What would a writing look like that tried to place this waiting in suspended animation? One that founded its emergence on a refusal to differentiate between unfolding and concealment? This is one way of experiencing the work of Valeri Scherstjanoi, a selection of which is now held within the Marvin and Ruth and Sackner Archive of Concrete and Visual Poetry, acquired by the University of Iowa’s Special Collections in 2019. Scherstjanoi, born in Sagiz, Kazakhstan and now based in Berlin, pursues a poetry rooted in sound, performance, and ritual. The writing that results is often asemic, documenting something more like texture than sentences. Such is the case with Wie Verbindungs – i (n). Constituting itself from connective (Verbindingung) vertical and diagonal strokes of the pen, Scherstjanoi’s poem flirts with crochet, making meaning in the space between the shifting directions and the varying thickness of a mark.

Elsewhere he has pursued something more like the simultaneous creation of a performance and its score, as in ars scribiendi / poesia sonora. Linking each of his invented symbols with both an accompanying sound and a particular memory, Scherstjanoi improvises his composition while drawing exclusively upon this associative repertoire of signs and sounds.

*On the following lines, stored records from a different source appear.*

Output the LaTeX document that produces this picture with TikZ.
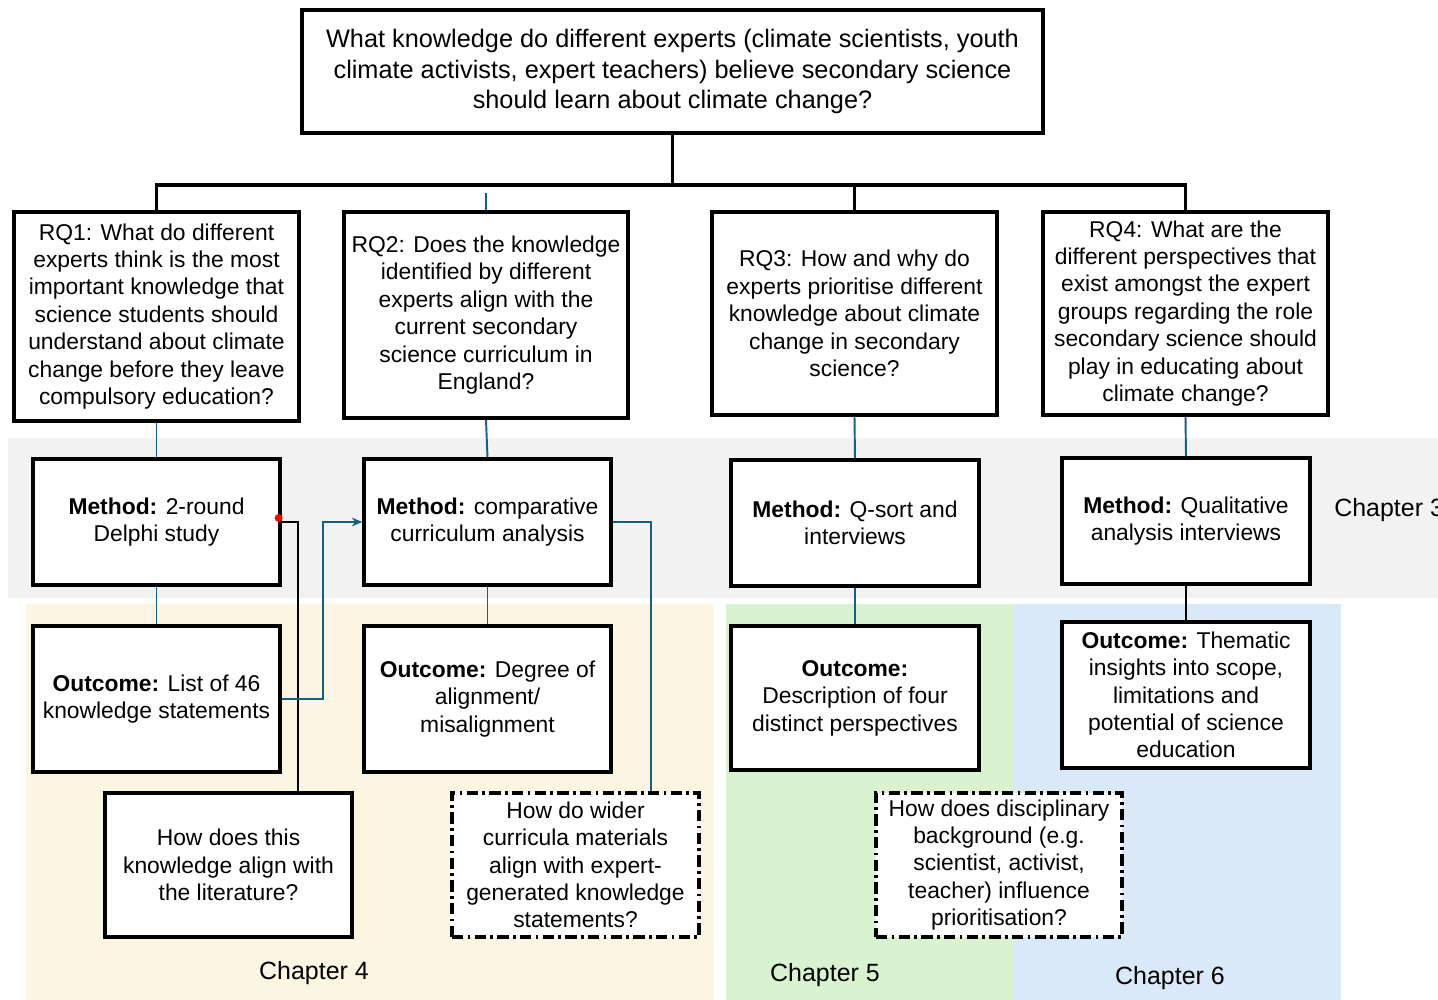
\documentclass[tikz,border=0pt]{standalone}
\usepackage{fontspec}
\setmainfont{Liberation Sans}
\usetikzlibrary{arrows.meta,calc}
\definecolor{cblue}{HTML}{156082}
\definecolor{bggray}{RGB}{242,242,242}
\definecolor{bgcream}{RGB}{251,245,225}
\definecolor{bggreen}{RGB}{217,242,208}
\definecolor{bgblue}{RGB}{218,233,248}
\begin{document}
\begin{tikzpicture}[x=0.02cm,y=-0.02cm,
  box/.style={draw=black, line width=1.9pt, fill=white, align=center, inner sep=0pt,
    font=\fontsize{13}{15.6}\selectfont},
  sz/.style 2 args={minimum width=#1*0.02cm, minimum height=#2*0.02cm},
  dbox/.style={box, dash pattern=on 6.5pt off 2.4pt on 1.6pt off 2.4pt},
  blk/.style={draw=black, line width=1.9pt},
  thinblk/.style={draw=black, line width=1.1pt},
  bl/.style={draw=cblue, line width=1.1pt},
  chap/.style={font=\fontsize{14.2}{17}\selectfont, inner sep=0pt}]
\useasboundingbox (0,0) rectangle (1438,1000);
\fill[white] (0,0) rectangle (1438,1000);
% background bands
\fill[bggray] (8,438) rectangle (1438,598);
\fill[bgcream] (26,604) rectangle (714,1000);
\fill[bggreen] (726,604) rectangle (1013,1000);
\fill[bgblue] (1013,604) rectangle (1341,1000);
% nodes
\node[box, sz={741}{123}, font=\fontsize{14.4}{17.6}\selectfont] (top) at (672.5,71.5)
  {What knowledge do different experts (climate scientists, youth\\ climate activists, expert teachers) believe secondary science\\ should learn about climate change?};
\node[box, sz={285}{209}] (rq1) at (156.5,316.5)
  {RQ1: What do different\\experts think is the most\\important knowledge that\\science students should\\understand about climate\\change before they leave\\compulsory education?};
\node[box, sz={284}{206}] (rq2) at (486,315)
  {RQ2: Does the knowledge\\identified by different\\experts align with the\\current secondary\\science curriculum in\\England?};
\node[box, sz={285}{203}] (rq3) at (854.5,313.5)
  {RQ3: How and why do\\experts prioritise different\\knowledge about climate\\change in secondary\\science?};
\node[box, sz={285}{203}] (rq4) at (1185.5,313.5)
  {RQ4: What are the\\different perspectives that\\exist amongst the expert\\groups regarding the role\\secondary science should\\play in educating about\\climate change?};
\node[box, sz={247}{126}] (m1) at (156.5,522) {\textbf{Method:} 2-round\\Delphi study};
\node[box, sz={247}{126}] (m2) at (487.5,522) {\textbf{Method:} comparative\\curriculum analysis};
\node[box, sz={248}{126}] (m3) at (855,523) {\textbf{Method:} Q-sort and\\interviews};
\node[box, sz={248}{126}] (m4) at (1186,521) {\textbf{Method:} Qualitative\\analysis interviews};
\node[box, sz={247}{146}] (o1) at (156.5,699) {\textbf{Outcome:} List of 46\\knowledge statements};
\node[box, sz={247}{146}] (o2) at (487.5,699) {\textbf{Outcome:} Degree of\\alignment/\\misalignment};
\node[box, sz={248}{144}] (o3) at (855,698) {\textbf{Outcome:}\\Description of four\\distinct perspectives};
\node[box, sz={248}{146}] (o4) at (1186,695) {\textbf{Outcome:} Thematic\\insights into scope,\\limitations and\\potential of science\\education};
\node[box, sz={247}{144}] (lit) at (228.5,865) {How does this\\knowledge align with\\the literature?};
\node[dbox, sz={247}{144}] (wider) at (575.5,865) {How do wider\\curricula materials\\align with expert-\\generated knowledge\\statements?};
\node[dbox, sz={246}{144}] (disc) at (999,865) {How does disciplinary\\background (e.g.\\scientist, activist,\\teacher) influence\\prioritisation?};
% chapter labels
\node[chap, anchor=west] (ch3) at (1334,510) {Chapter 3};
\node[chap] (ch4) at (314,973) {Chapter 4};
\node[chap] (ch5) at (825,975) {Chapter 5};
\node[chap] (ch6) at (1170,978) {Chapter 6};
% top tree
\coordinate (hub) at (671,185);
\draw[blk] (top.south) -- (top.south |- hub);
\draw[blk] (rq1.north) |- (rq4.north |- hub) -- (rq4.north);
\draw[blk] (rq3.north) -- (rq3.north |- hub);
\coordinate (r2top) at (486,193);
\draw[bl] (r2top) -- (rq2.north);
% vertical chains
\draw[bl] (rq1.south) -- (m1.north);
\draw[bl] (m1.south) -- (o1.north);
\draw[bl] (rq2.south) -- (m2.north);
\draw[bl] (m2.south) -- (o2.north);
\draw[bl] (rq3.south) -- (m3.north);
\draw[bl] (m3.south) -- (o3.north);
\draw[bl] (rq4.south) -- (m4.north);
\draw[thinblk] (m4.south) -- (o4.north);
% cross links
\draw[thinblk] (m1.east) -| ($(lit.north)+(69.5,0)$);
\draw[bl, -{Stealth[length=6pt,width=5pt]}] (o1.east) -- ++(41,0) |- (m2.west);
\draw[bl] (m2.east) -| ($(wider.north)+(75.5,0)$);
\node[circle, fill=red, inner sep=0pt, minimum size=8*0.02cm] (dot) at ($(m1.east)+(-3,-4)$) {};
\end{tikzpicture}
\end{document}
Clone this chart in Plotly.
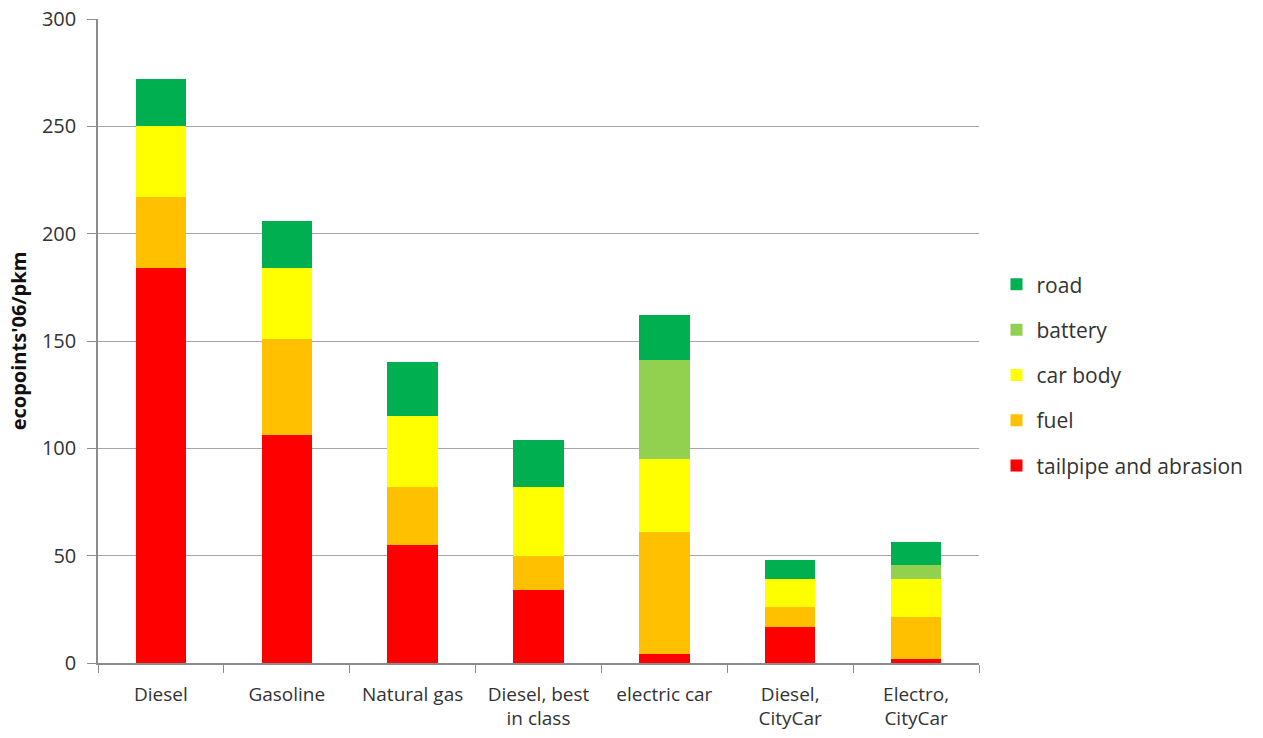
import plotly.graph_objects as go

categories = ["Diesel", "Gasoline", "Natural gas", "Diesel, best<br>in class",
              "electric car", "Diesel,<br>CityCar", "Electro,<br>CityCar"]
tailpipe = [184, 106, 55, 34, 4, 17, 2]
fuel = [33, 45, 27, 16, 57, 9, 19.5]
car_body = [33, 33, 33, 32, 34, 13, 17.5]
battery = [0, 0, 0, 0, 46, 0, 6.5]
road = [22, 22, 25, 22, 21, 9, 11]

series = [
    ("tailpipe and abrasion", tailpipe, "#FF0000", 5),
    ("fuel", fuel, "#FFC000", 4),
    ("car body", car_body, "#FFFF00", 3),
    ("battery", battery, "#92D050", 2),
    ("road", road, "#00B050", 1),
]

fig = go.Figure()
for name, vals, col, rank in series:
    fig.add_trace(go.Bar(x=categories, y=vals, name=name, marker_color=col,
                         marker_line_width=0, legendgroup=name, legendrank=rank))

font_family = "Open Sans, DejaVu Sans, sans-serif"
fig.update_layout(
    width=1263, height=738,
    barmode="stack", bargap=0.6,
    plot_bgcolor="white", paper_bgcolor="white",
    margin=dict(l=98, r=284, t=19, b=75),
    font=dict(family=font_family, size=18, color="#333333"),
    legend=dict(xref="container", yref="container", x=0.789, y=0.642,
                xanchor="left", yanchor="top", traceorder="grouped",
                tracegroupgap=15, itemwidth=30,
                font=dict(size=21, color="#333333")),
    xaxis=dict(showline=True, linecolor="#8c8c8c", linewidth=1.5, automargin=False,
               ticks="outside", tickson="boundaries", ticklen=8, tickcolor="#8c8c8c",
               ticklabelstandoff=13,
               tickfont=dict(size=19, color="#333333")),
    yaxis=dict(range=[0, 300], dtick=50, showline=True, linecolor="#8c8c8c", linewidth=1.5,
               automargin=False,
               showgrid=True, gridcolor="#a6a6a6", gridwidth=1.2,
               ticks="outside", ticklen=9, tickcolor="#8c8c8c",
               ticklabelstandoff=7,
               tickfont=dict(size=20, color="#333333"), zeroline=False,
               title=dict(text="<b>ecopoints'06/pkm</b>", font=dict(size=20, color="#111111"),
                          standoff=10)),
)

fig.write_html("out.html")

There is something enticing and unsettling in the diligent work of a person seeking to be a friend to his own mind. And something almost evanescent in the resulting textures as they unfold an ability to absorb the contradiction of being exposed and remaining unknown. If it is another antidote to the problem of relays and waiting, it is one that requires an act of splitting before making the parts work in tandem — meticulously and flamboyantly — so that the question of your subservience will be deferred instead of resolved.
The interplay of glyphs and hisses, buzzing loops, low growls and little jags are not willful act of regression but they are not exactly innovations either. They are more like a spell against forgetting; that something in you is always available to obey something just to the side of you; that your mother’s mother tongue was music.